Making Over Reality (Re: [lbo-talk] Queen for a Day: My Gay Makeover)

Kelley the-squeeze at pulpculture.org
Mon Jul 14 17:32:51 PDT 2003


At 07:29 PM 7/14/03 -0400, you wrote:


>On Mon, 14 Jul 2003, Liza Featherstone wrote:
> > Also, I think it's a sign of progress that straight men are realizing they
> > may not always have the privilege of looking bad. When women "needed" men
> > more, economically and socially, they had to accept them no matter how
> > terrible (sloppy, badly dressed/groomed) they looked.

What I was thinking last night as I was watching a reality makeover show was that this is an interesting phenom. What is it with making things over. First, there was the wildly popular home improvement shows on TLC. Rooms in homes or landscaping are given a make over: Trading Spaces (which has a brit counterpart, I think) and While You Were Out. Reality TV where you can actually learn a little bit, though surely not much.

The latest on the same cable channel are about making over people--and now Bravo's show. I can't wait because I wonder if it will have the same flagellation/redemption theme going on.

Both of these shows are trying to make it appear that the person being made over is somewhat traumatized, if not brutalized by the experience. It's about some sort of flagellation/redemption thing.

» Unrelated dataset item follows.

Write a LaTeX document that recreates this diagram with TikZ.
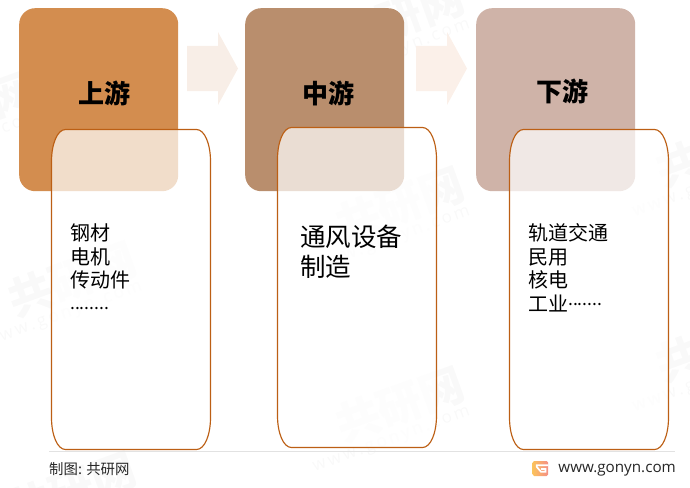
\documentclass[tikz,border=0pt]{standalone}
\usepackage{fontspec}
\setmainfont{Noto Sans CJK SC}
\newfontfamily\latinfont{Open Sans}
\usetikzlibrary{calc}
\definecolor{upc}{HTML}{D38D4F}
\definecolor{midc}{HTML}{B98E6D}
\definecolor{downc}{HTML}{CFB3A8}
\definecolor{linec}{HTML}{BC5F14}
\definecolor{arrowa}{HTML}{F8EEE7}
\definecolor{arrowb}{HTML}{FBF0E9}
\definecolor{wmc}{HTML}{F9F9F9}
\definecolor{ruleg}{HTML}{E2E2E2}
\definecolor{logoa}{HTML}{FBC25C}
\definecolor{logob}{HTML}{F58F86}
\tikzset{
  x=1pt,y=-1pt,
  headbox/.style={rectangle,rounded corners=16pt,minimum width=159pt,minimum height=183pt,inner sep=0pt,anchor=north west},
  headtext/.style={inner sep=0pt,font=\fontsize{26}{26}\selectfont\bfseries,text=black},
  bodytext/.style={inner sep=0pt,anchor=north west,align=left,font=\fontsize{20}{23.5}\selectfont,text=black},
  bodybig/.style={inner sep=0pt,anchor=north west,align=left,font=\fontsize{25.5}{30}\selectfont,text=black},
  lowerline/.style={draw=linec,line width=1.15pt,fill=white,fill opacity=0.7},
  wmtext/.style={inner sep=0pt,text=wmc,rotate=20},
}
\newcommand{\lowerbox}[2]{%
  \path[lowerline] (#1+14,#2) -- (#1+145,#2)
    .. controls (#1+153,#2) and (#1+159,#2+14) .. (#1+159,#2+32)
    -- (#1+159,#2+288)
    .. controls (#1+159,#2+306) and (#1+153,#2+320) .. (#1+145,#2+320)
    -- (#1+14,#2+320)
    .. controls (#1+6,#2+320) and (#1,#2+306) .. (#1,#2+288)
    -- (#1,#2+32)
    .. controls (#1,#2+14) and (#1+6,#2) .. (#1+14,#2) -- cycle;}
\newcommand{\flowarrow}[2]{%
  \fill[#2] (#1,46) -- (#1+31,46) -- (#1+31,32) -- (#1+51,68.5) -- (#1+31,105) -- (#1+31,91) -- (#1,91) -- cycle;}
\newcommand{\wmark}[3]{%
  \node[wmtext,font=\fontsize{44}{44}\selectfont\bfseries] (#3a) at (#1,#2) {共研网};
  \node[wmtext,font=\fontsize{17}{17}\selectfont\latinfont] (#3b) at ($(#1,#2)+(-8,36)$) {w\,w\,w\,.\,g\,o\,n\,y\,n\,.\,c\,o\,m};}
\newcommand{\dotrun}[1]{\fontsize{17.5}{17.5}\selectfont #1}
\begin{document}
\begin{tikzpicture}
\useasboundingbox (0,0) rectangle (690,487);
\begin{scope}
  \clip (0,0) rectangle (690,487);
  \wmark{400}{18}{wa}
  \wmark{400}{205}{wb}
  \wmark{400}{405}{wc}
  \wmark{72}{280}{wd}
  \wmark{72}{490}{we}
  \wmark{-30}{110}{wf}
  \wmark{720}{150}{wg}
  \wmark{720}{345}{wh}
\end{scope}
\flowarrow{187}{arrowa}
\flowarrow{416}{arrowb}
\node[headbox,fill=upc] (up) at (19,8) {};
\node[headbox,fill=midc] (mid) at (245,8) {};
\node[headbox,fill=downc] (down) at (476,8) {};
\node[headtext] (uptext) at (104,93) {上游};
\node[headtext] (midtext) at (328.5,93) {中游};
\node[headtext] (downtext) at (562,91) {下游};
\lowerbox{51.5}{129.5}
\lowerbox{277.5}{127.5}
\lowerbox{509.5}{129.5}
\node[bodytext] (uplist) at (70,223.5) {钢材\\电机\\传动件\\[-2pt]{\dotrun{........}}};
\node[bodybig] (midlist) at (300,224.5) {通风设备\\制造};
\node[bodytext] (downlist) at (528,223.5) {轨道交通\\民用\\核电\\工业\raisebox{6pt}{\dotrun{.......}}};
\coordinate (rulea) at (49,451.5);
\coordinate (ruleb) at (675,451.5);
\draw[ruleg,line width=0.8pt] (rulea) -- (ruleb);
\node[inner sep=0pt,anchor=west,font=\fontsize{14.4}{14.4}\selectfont,text=black!85] (credit) at (49,469.5) {制图: 共研网};
\shade[left color=logoa,right color=logob,rounded corners=1.5pt] (532.5,461) rectangle (548,476);
\draw[white,line width=1.7pt] (548,465.3) -- (536.8,465.3) -- (536.8,467) -- (541,471.8) -- (545.5,471.8) -- (545.5,469) -- (541,469);
\node[inner sep=0pt,anchor=east,font=\fontsize{15.2}{15.2}\selectfont\latinfont,text=black!85] (site) at (676,470) {www.gonyn.com};
\end{tikzpicture}
\end{document}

The first show, What Not to Wear, is about making over some poor frumpy chixor who like sweatshirts and 6 yr old birks or the Long Island housewife with a penchant for sequins and holiday appropriate attire (i.e., pumpkins sweaters at halloween) or successful business guy who still buys thrift and in bulk. For the life of me i can't remember the name of it.

the other, i just caught last night: Faking It.

First episode. Middle/Upper middle class Harvard grad, geeky, physics loving attractive hip urbanite chixor learns to become a cheerleader. Goal: with three weeks of training in technique, style, personality, comportment, diction, etc. see if you can be a cheerleader in front of a panel of experts and win a competition with other real cheerleaders.

ditto for Mr. Beer, the kind of guy who had a nickname that =reflected his love of bodily noises. Not a complete slob, middle class, nice home, nice kids, nice family. not upper level she she but definitely a nice life. Mr Beer spends three weeks visiting wineries, reading books, tasting, getting schooled by mentors, yadda in order to try to pass himself off as a somalier.

Anyway, I wonder if Bravo has this flagellation/redemption theme going on or what.